• [THE PROBLEM] All of the material should be reproduced exactly, with pictures left out.

• [SOURCE MATERIAL]
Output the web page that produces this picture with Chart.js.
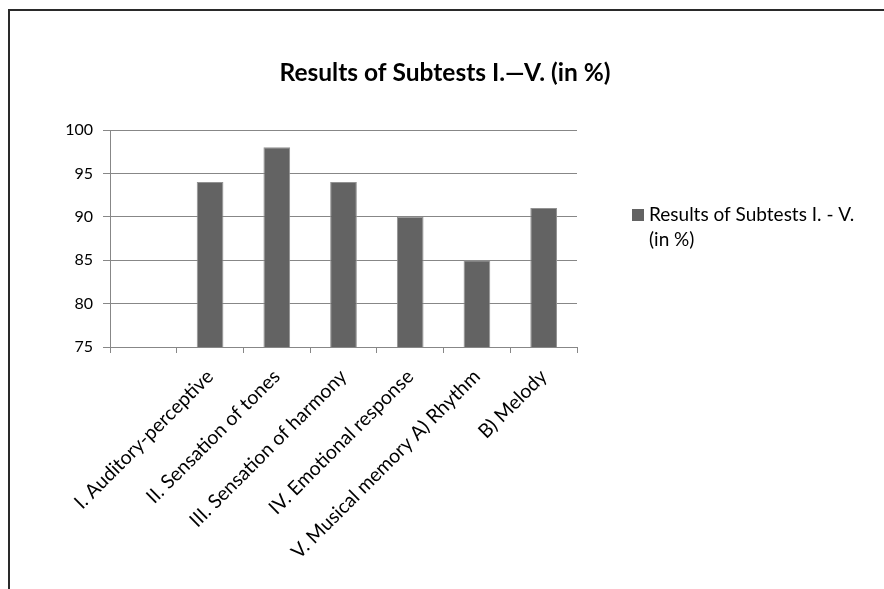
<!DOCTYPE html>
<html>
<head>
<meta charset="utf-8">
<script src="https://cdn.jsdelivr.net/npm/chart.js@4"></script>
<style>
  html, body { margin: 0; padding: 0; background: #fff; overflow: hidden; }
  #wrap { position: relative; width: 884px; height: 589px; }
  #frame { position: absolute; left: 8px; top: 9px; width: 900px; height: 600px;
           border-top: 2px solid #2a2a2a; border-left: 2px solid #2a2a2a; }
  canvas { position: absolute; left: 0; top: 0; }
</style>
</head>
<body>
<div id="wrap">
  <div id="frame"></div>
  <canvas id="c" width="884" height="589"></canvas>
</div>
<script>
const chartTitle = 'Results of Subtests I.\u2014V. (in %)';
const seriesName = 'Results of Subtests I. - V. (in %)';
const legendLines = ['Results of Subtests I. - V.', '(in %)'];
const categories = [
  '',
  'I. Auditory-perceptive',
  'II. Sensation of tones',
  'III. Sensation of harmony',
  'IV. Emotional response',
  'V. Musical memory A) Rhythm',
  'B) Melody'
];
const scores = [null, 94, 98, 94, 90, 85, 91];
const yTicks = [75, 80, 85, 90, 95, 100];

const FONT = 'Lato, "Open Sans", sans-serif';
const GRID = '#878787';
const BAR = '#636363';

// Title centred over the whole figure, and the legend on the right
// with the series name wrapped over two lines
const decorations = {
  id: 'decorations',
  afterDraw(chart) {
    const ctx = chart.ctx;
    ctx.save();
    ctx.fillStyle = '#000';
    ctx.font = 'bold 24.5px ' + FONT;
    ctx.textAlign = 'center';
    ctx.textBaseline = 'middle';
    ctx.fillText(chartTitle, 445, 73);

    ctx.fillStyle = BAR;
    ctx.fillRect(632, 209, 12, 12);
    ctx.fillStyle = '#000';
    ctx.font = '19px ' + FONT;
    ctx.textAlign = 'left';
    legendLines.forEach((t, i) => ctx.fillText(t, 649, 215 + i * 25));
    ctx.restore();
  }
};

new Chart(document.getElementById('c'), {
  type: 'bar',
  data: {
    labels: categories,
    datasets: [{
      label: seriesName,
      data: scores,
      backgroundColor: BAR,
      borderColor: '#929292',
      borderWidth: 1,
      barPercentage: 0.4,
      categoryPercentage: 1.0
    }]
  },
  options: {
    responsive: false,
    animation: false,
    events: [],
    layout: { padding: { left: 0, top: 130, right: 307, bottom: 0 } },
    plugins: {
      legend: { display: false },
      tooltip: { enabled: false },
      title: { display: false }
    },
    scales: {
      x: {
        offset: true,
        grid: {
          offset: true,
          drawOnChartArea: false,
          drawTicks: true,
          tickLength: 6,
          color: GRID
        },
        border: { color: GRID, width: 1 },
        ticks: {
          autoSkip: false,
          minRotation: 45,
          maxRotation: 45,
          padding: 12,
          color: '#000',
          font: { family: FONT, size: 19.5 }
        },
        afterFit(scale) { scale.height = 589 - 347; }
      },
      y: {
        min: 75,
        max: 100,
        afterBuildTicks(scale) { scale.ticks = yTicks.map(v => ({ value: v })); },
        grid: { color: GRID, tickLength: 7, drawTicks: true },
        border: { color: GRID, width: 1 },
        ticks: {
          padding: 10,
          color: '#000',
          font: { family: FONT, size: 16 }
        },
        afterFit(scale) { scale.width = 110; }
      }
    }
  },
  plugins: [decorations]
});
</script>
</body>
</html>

• [RESULT OF THIS TASK]
Output the web page that produces this picture with Chart.js.
<!DOCTYPE html>
<html>
<head>
<meta charset="utf-8">
<script src="https://cdn.jsdelivr.net/npm/chart.js@4"></script>
<style>
  html, body { margin: 0; padding: 0; background: #fff; overflow: hidden; }
  #wrap { position: relative; width: 884px; height: 589px; }
  #frame { position: absolute; left: 8px; top: 9px; width: 900px; height: 600px;
           border-top: 2px solid #2a2a2a; border-left: 2px solid #2a2a2a; }
  canvas { position: absolute; left: 0; top: 0; }
</style>
</head>
<body>
<div id="wrap">
  <div id="frame"></div>
  <canvas id="c" width="884" height="589"></canvas>
</div>
<script>
const chartTitle = 'Results of Subtests I.\u2014V. (in %)';
const seriesName = 'Results of Subtests I. - V. (in %)';
const legendLines = ['Results of Subtests I. - V.', '(in %)'];
const categories = [
  '',
  'I. Auditory-perceptive',
  'II. Sensation of tones',
  'III. Sensation of harmony',
  'IV. Emotional response',
  'V. Musical memory A) Rhythm',
  'B) Melody'
];
const scores = [null, 94, 98, 94, 90, 85, 91];
const yTicks = [75, 80, 85, 90, 95, 100];

const FONT = 'Lato, "Open Sans", sans-serif';
const GRID = '#878787';
const BAR = '#636363';

// Title centred over the whole figure, and the legend on the right
// with the series name wrapped over two lines
const decorations = {
  id: 'decorations',
  afterDraw(chart) {
    const ctx = chart.ctx;
    ctx.save();
    ctx.fillStyle = '#000';
    ctx.font = 'bold 24.5px ' + FONT;
    ctx.textAlign = 'center';
    ctx.textBaseline = 'middle';
    ctx.fillText(chartTitle, 445, 73);

    ctx.fillStyle = BAR;
    ctx.fillRect(632, 209, 12, 12);
    ctx.fillStyle = '#000';
    ctx.font = '19px ' + FONT;
    ctx.textAlign = 'left';
    legendLines.forEach((t, i) => ctx.fillText(t, 649, 215 + i * 25));
    ctx.restore();
  }
};

new Chart(document.getElementById('c'), {
  type: 'bar',
  data: {
    labels: categories,
    datasets: [{
      label: seriesName,
      data: scores,
      backgroundColor: BAR,
      borderColor: '#929292',
      borderWidth: 1,
      barPercentage: 0.4,
      categoryPercentage: 1.0
    }]
  },
  options: {
    responsive: false,
    animation: false,
    events: [],
    layout: { padding: { left: 0, top: 130, right: 307, bottom: 0 } },
    plugins: {
      legend: { display: false },
      tooltip: { enabled: false },
      title: { display: false }
    },
    scales: {
      x: {
        offset: true,
        grid: {
          offset: true,
          drawOnChartArea: false,
          drawTicks: true,
          tickLength: 6,
          color: GRID
        },
        border: { color: GRID, width: 1 },
        ticks: {
          autoSkip: false,
          minRotation: 45,
          maxRotation: 45,
          padding: 12,
          color: '#000',
          font: { family: FONT, size: 19.5 }
        },
        afterFit(scale) { scale.height = 589 - 347; }
      },
      y: {
        min: 75,
        max: 100,
        afterBuildTicks(scale) { scale.ticks = yTicks.map(v => ({ value: v })); },
        grid: { color: GRID, tickLength: 7, drawTicks: true },
        border: { color: GRID, width: 1 },
        ticks: {
          padding: 10,
          color: '#000',
          font: { family: FONT, size: 16 }
        },
        afterFit(scale) { scale.width = 110; }
      }
    }
  },
  plugins: [decorations]
});
</script>
</body>
</html>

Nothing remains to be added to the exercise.